Car Loan vs. Investing — Which Builds More Wealth?

The Showdown: Debt vs. Growth

Picture this: you’ve got an extra $500 a month.

  • Option A: Pay off your car loan faster, become debt-free, and smugly wave goodbye to interest payments.

  • Option B: Invest the money and (hopefully) watch it grow into something that funds vacations, early retirement, or your dream coffee machine collection.

The catch? Both paths have trade-offs, and the “right” answer depends on your interest rate, financial goals, and how you handle risk.


Step 1: Know Your Interest Rate

Your loan’s APR is your magic number.

  • High-interest loan (6% or more) → Paying it off is basically a guaranteed 6% return. Try finding that in a savings account.

  • Low-interest loan (under 4%) → You might earn more by investing instead.

📌 Example:

  • $15,000 loan at 6% costs roughly $900/year in interest.

  • Investments need to earn more than 6% after taxes to beat that payoff.


Step 2: Understand Investment Returns

Historically, the S&P 500 has returned about 7–10% annually — but that’s the average.
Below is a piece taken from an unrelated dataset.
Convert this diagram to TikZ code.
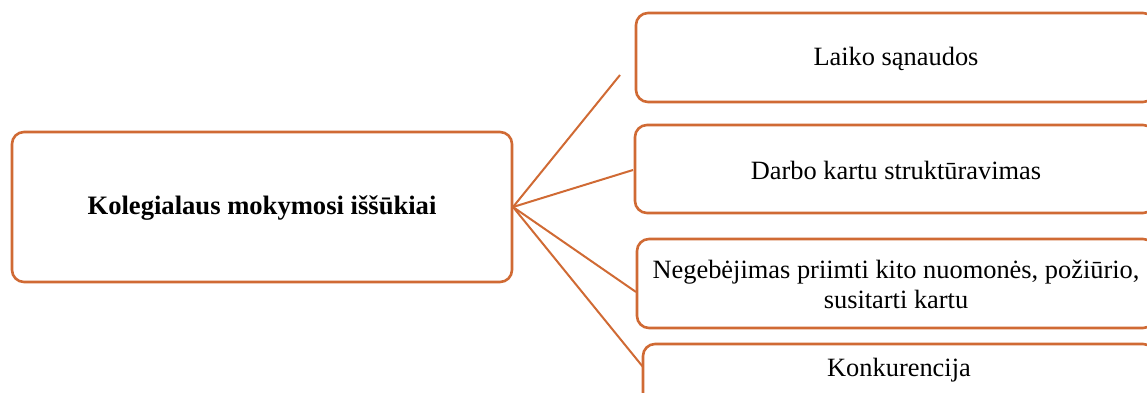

  • Some years: +20% (champagne all around).

  • Other years: –15% (pass the anxiety meds).

💡 Rule of thumb: If your loan interest rate is higher than your realistic after-tax investment return, debt payoff is safer.


Step 3: Factor in Risk vs. Guarantee

  • Paying off debt: Guaranteed return equal to your APR. Zero volatility.

  • Investing: Potential for higher returns, but you’ll ride the roller coaster of market ups and downs.

If you break into a cold sweat when your portfolio dips 5%, debt payoff might be the better emotional choice.


Step 4: Don’t Forget the Emotional Side

Debt can feel like a ball and chain. Paying it off? Pure dopamine rush.
Investing can be thrilling in bull markets — and terrifying in bear markets.
Ask yourself: Which will help me sleep better at night?

Internal link: Why Paying Off Debt Feels So Good (And When to Trust That Feeling)


Step 5: The Hybrid Approach

If you can’t choose, don’t.

  • Put half of your extra money toward your car loan.

  • Invest the other half.

📌 Example:
Extra $500/month → $250 to principal + $250 into an index fund = debt shrinks and wealth grows at the same time.


Step 6: Consider Your Bigger Goals

  • Planning to buy a house? Lowering your debt can boost your credit score and mortgage approval odds.

  • Starting a business? You might value liquidity over debt freedom.

  • Dreaming of early retirement? Investing could speed up the journey.

Your decision should fit into your bigger financial roadmap, not just this one loan.


Step 7: Tax Implications

  • Car loan interest = no tax benefit (sorry).

  • Investment gains in retirement accounts (401k, IRA) can grow tax-deferred or tax-free.
    That means investing has an extra advantage if you use tax-advantaged accounts.


Step 8: Inflation’s Sneaky Role

If inflation is running at 5% and your loan is at 3%, you’re technically repaying it with “cheaper” dollars over time. That can make keeping the loan more appealing while you invest.


Bottom Line

If your car loan is expensive (high interest), paying it off is a guaranteed win. If it’s cheap, investing could make you richer — assuming you can handle the risk and play the long game.
And if you still can’t decide? Split your extra cash between both and get the best of both worlds.